## WHAT THE TASK ASKS:
Return the material exactly, first line through the line containing "(1159,11) -- (1159,671);", and nothing more. Pictures stay out.

## MATERIAL:
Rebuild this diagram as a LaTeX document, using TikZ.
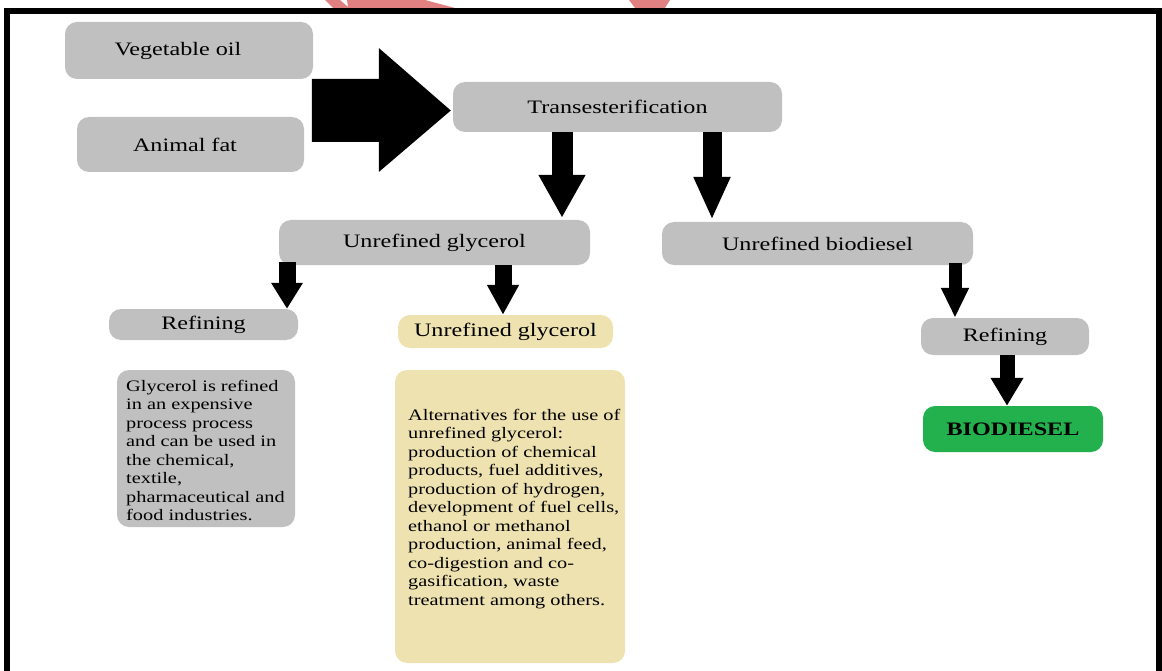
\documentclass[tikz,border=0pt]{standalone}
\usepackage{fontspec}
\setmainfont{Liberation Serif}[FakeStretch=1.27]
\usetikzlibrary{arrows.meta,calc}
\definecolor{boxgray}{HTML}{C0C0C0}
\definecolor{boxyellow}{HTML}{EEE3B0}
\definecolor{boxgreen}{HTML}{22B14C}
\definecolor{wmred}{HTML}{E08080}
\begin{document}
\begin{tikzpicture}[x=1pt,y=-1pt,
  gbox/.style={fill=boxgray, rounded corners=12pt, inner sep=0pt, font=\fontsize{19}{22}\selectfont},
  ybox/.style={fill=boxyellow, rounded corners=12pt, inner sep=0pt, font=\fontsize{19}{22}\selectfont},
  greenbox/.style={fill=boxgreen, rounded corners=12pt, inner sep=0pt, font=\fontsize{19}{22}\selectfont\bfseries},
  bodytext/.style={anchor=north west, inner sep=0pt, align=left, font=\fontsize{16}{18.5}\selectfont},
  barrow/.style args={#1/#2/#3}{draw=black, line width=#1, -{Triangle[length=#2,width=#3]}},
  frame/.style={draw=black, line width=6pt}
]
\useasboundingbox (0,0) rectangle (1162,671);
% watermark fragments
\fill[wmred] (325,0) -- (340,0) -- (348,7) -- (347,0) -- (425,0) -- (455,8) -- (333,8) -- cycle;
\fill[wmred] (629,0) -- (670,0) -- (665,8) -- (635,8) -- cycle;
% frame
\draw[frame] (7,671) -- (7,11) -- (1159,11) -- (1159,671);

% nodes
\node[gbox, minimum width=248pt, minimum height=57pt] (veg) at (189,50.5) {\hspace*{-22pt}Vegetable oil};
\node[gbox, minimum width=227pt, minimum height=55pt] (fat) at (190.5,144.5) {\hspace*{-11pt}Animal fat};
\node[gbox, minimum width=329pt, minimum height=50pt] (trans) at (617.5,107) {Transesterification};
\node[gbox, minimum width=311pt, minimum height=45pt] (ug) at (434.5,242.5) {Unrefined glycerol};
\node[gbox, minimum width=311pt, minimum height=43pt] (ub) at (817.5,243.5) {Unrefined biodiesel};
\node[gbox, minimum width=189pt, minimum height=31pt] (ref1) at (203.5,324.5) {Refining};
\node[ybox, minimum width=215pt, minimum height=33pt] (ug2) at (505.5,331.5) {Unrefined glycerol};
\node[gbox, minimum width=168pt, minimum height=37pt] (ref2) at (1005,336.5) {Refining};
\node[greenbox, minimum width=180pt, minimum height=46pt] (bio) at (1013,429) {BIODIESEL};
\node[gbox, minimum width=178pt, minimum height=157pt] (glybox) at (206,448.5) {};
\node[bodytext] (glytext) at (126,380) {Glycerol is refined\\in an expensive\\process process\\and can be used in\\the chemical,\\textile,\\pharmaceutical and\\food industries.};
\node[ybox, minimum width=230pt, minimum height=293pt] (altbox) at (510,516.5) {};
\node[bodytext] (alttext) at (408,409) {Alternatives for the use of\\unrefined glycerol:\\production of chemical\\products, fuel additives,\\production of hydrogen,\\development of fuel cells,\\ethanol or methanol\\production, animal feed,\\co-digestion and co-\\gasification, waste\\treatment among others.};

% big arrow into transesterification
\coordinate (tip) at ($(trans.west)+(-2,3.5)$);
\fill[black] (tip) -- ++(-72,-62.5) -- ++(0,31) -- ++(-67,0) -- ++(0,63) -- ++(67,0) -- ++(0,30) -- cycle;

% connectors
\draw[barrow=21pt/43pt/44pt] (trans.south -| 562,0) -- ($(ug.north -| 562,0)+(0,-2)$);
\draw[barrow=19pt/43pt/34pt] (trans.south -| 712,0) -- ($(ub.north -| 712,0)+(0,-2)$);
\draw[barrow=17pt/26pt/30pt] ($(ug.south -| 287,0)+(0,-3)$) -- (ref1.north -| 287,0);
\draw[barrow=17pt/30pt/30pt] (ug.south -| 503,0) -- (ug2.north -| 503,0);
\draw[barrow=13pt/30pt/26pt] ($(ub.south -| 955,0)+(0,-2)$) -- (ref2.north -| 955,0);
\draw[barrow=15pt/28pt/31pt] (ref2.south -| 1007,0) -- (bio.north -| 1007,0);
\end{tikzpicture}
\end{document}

## SOLVED EXERCISE:
Rebuild this diagram as a LaTeX document, using TikZ.
\documentclass[tikz,border=0pt]{standalone}
\usepackage{fontspec}
\setmainfont{Liberation Serif}[FakeStretch=1.27]
\usetikzlibrary{arrows.meta,calc}
\definecolor{boxgray}{HTML}{C0C0C0}
\definecolor{boxyellow}{HTML}{EEE3B0}
\definecolor{boxgreen}{HTML}{22B14C}
\definecolor{wmred}{HTML}{E08080}
\begin{document}
\begin{tikzpicture}[x=1pt,y=-1pt,
  gbox/.style={fill=boxgray, rounded corners=12pt, inner sep=0pt, font=\fontsize{19}{22}\selectfont},
  ybox/.style={fill=boxyellow, rounded corners=12pt, inner sep=0pt, font=\fontsize{19}{22}\selectfont},
  greenbox/.style={fill=boxgreen, rounded corners=12pt, inner sep=0pt, font=\fontsize{19}{22}\selectfont\bfseries},
  bodytext/.style={anchor=north west, inner sep=0pt, align=left, font=\fontsize{16}{18.5}\selectfont},
  barrow/.style args={#1/#2/#3}{draw=black, line width=#1, -{Triangle[length=#2,width=#3]}},
  frame/.style={draw=black, line width=6pt}
]
\useasboundingbox (0,0) rectangle (1162,671);
% watermark fragments
\fill[wmred] (325,0) -- (340,0) -- (348,7) -- (347,0) -- (425,0) -- (455,8) -- (333,8) -- cycle;
\fill[wmred] (629,0) -- (670,0) -- (665,8) -- (635,8) -- cycle;
% frame
\draw[frame] (7,671) -- (7,11) -- (1159,11) -- (1159,671);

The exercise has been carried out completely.